When Ronald Reagan referred to America as a "shining city on a hill" not only was he using a phrase that had biblical overtones, but also one that explicitly referenced the idea of American exceptionalism. Indeed, one of the problems that the left has had with American voters over the last 30 years has been the since that liberals and progressives are too quick to recognize America's faults and refuse to recognize her virtues.

Liberals and progressives need to reclaim the doctrine of "American exceptionalism" and free it from the militaristic and imperialistic overtones that conservatives and right-wingers bring to it. America is exceptional, but not for the reasons that Bush and Cheney think.

America is exceptional because it has a heritage of tolerance for different ethnic and religious groups. Does this mean that America is perfect or has ideal racial and ethnic relations? No, but it does mean that we have managed to create a society that has a lot of different cultures and races living together relatively peacefully.

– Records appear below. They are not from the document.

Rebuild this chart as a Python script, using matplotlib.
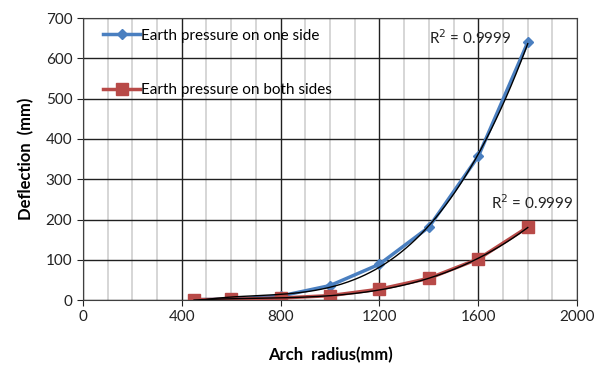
import numpy as np
import matplotlib.pyplot as plt

plt.rcParams['font.family'] = ['Lato', 'DejaVu Sans']

# arch radius (mm) and deflection (mm)
radius = [450, 600, 800, 1000, 1200, 1400, 1600, 1800]
one_side = [1, 2, 10, 36, 89, 181, 357, 640]
both_sides = [1, 2, 5, 11, 27, 54, 102, 181]

fig = plt.figure(figsize=(6, 3.7), dpi=100)
ax = fig.add_axes([0.138, 0.189, 0.824, 0.762])

ax.set_xlim(0, 2000)
ax.set_ylim(0, 700)
ax.set_xticks(np.arange(0, 2001, 400))
ax.set_xticks(np.arange(0, 2001, 100), minor=True)
ax.set_yticks(np.arange(0, 701, 100))
ax.grid(which='minor', axis='x', color='#d0d0d0', lw=1.2)
ax.grid(which='major', color='#202020', lw=1.0)
ax.tick_params(which='minor', length=0)
ax.tick_params(which='major', length=4, direction='out', labelsize=11, colors='#222222')
for s in ax.spines.values():
    s.set_color('#404040')
ax.set_axisbelow(True)

ax.plot(radius, one_side, color='#4a7fc0', lw=2.5, marker='D', ms=5,
        label='Earth pressure on one side')
ax.plot(radius, both_sides, color='#b84a48', lw=2.5, marker='s', ms=8,
        label='Earth pressure on both sides')

# polynomial trendlines
xs = np.linspace(radius[0], radius[-1], 200)
for ys in (one_side, both_sides):
    c = np.polyfit(radius, ys, 3)
    ax.plot(xs, np.polyval(c, xs), color='black', lw=1.0)

ax.text(1400, 652, 'R$^2$ = 0.9999', fontsize=11, va='center', color='#222222')
ax.text(1650, 242, 'R$^2$ = 0.9999', fontsize=11, va='center', color='#222222')

ax.legend(loc='upper left', frameon=False, fontsize=11, labelspacing=2.65,
          handlelength=2.4, handletextpad=0.05, borderaxespad=0.3,
          bbox_to_anchor=(0.02, 1.0))

ax.set_xlabel('Arch  radius(mm)', fontsize=12, fontweight='bold', labelpad=16)
ax.set_ylabel('Deflection  (mm)', fontsize=12, fontweight='bold', labelpad=8)

fig.savefig('out.png', dpi=100)
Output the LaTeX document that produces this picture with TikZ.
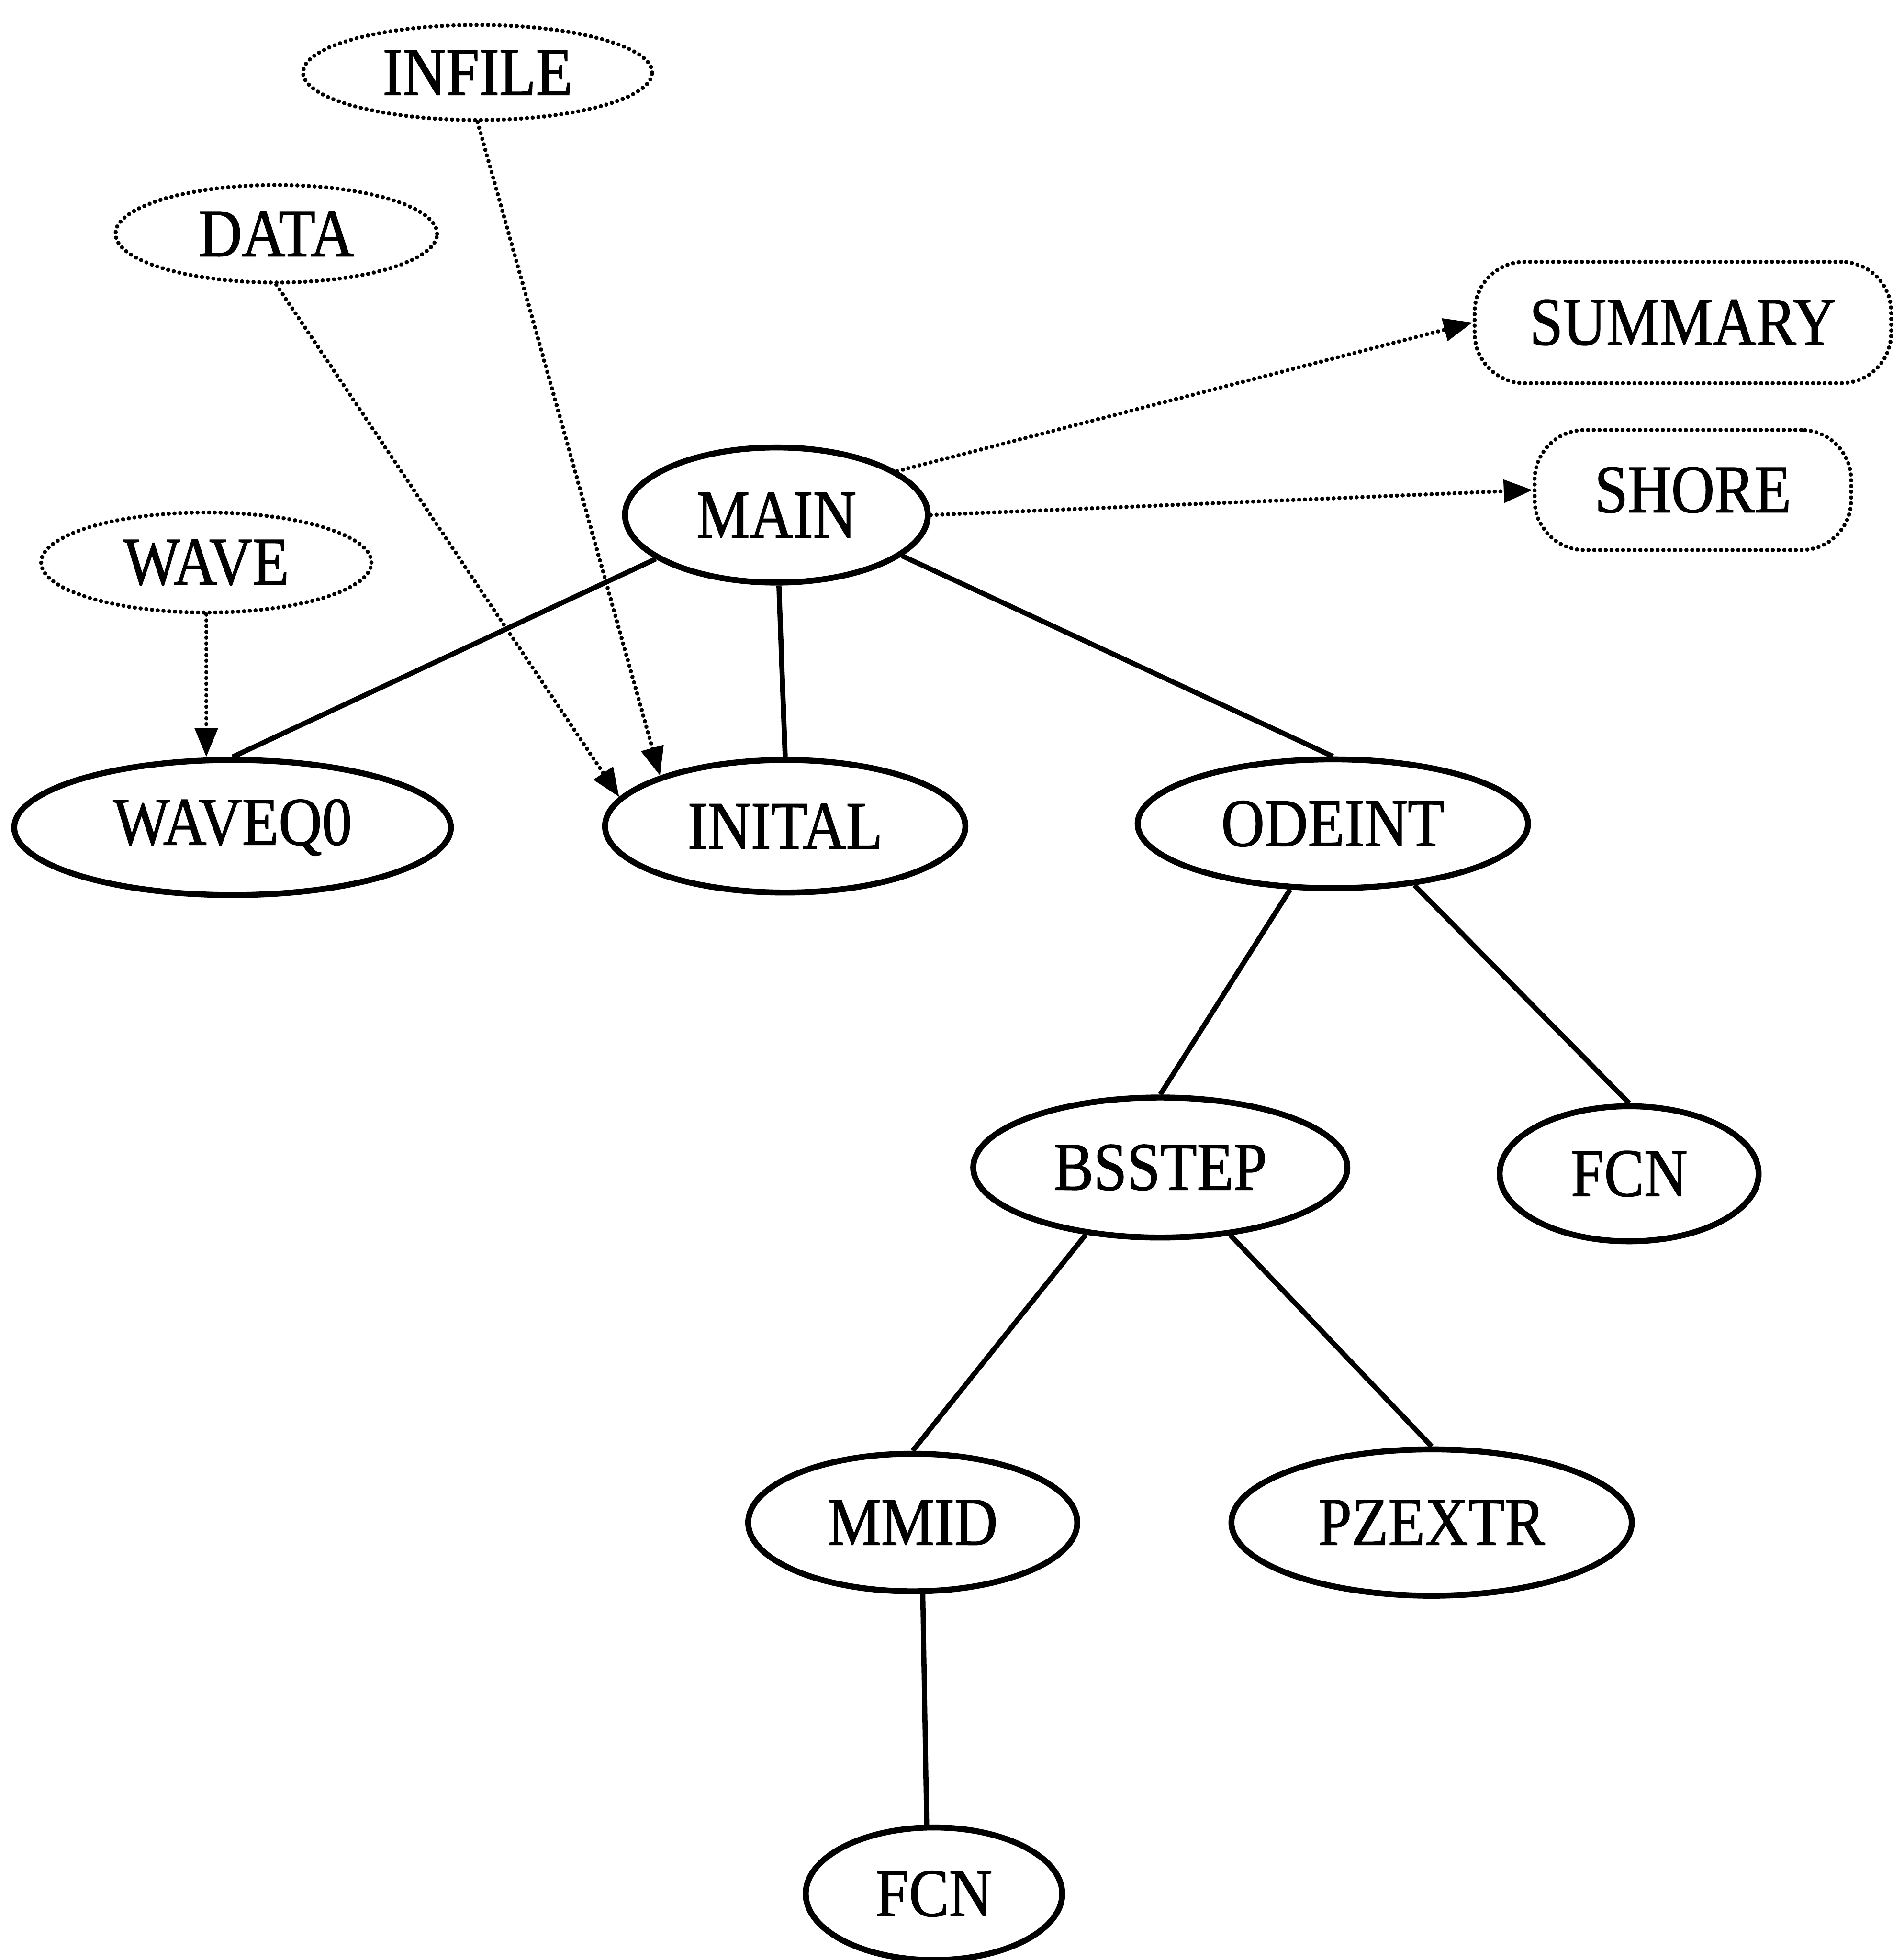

America is exceptional because it believes in the rule of law. One of the proudest boasts that Americans use to make is that the United States is a "nation of laws, not men." We take justifiable pride in our legal system.

America is exceptional because it developed the idea of separation of powers, because it developed the idea of three branches of government acting as a check on each other.

Along with the idea of separation of powers, America developed the idea of an independent judiciary. One of the biggest threats to the rule of law is a judiciary that is not independent of the executive branch of government.

America is exceptional because it accepts immigrants from other lands. Not every society does this. Sure, we are having a debate, sometimes bitter, about immigration, but most of us have ancestors who came from other countries.

Now, here is the thing about the above examples of "American exceptionalism". They are all under attack from radical right-wingers whose idea of "American exceptionalism" is based on notions of cultural, political, military, and/or economic hegemony. Yet, most Americans would agree that the above things make America exceptional. It is time to reclaim the idea of American exceptionalism from the right and make it part of the language of the left.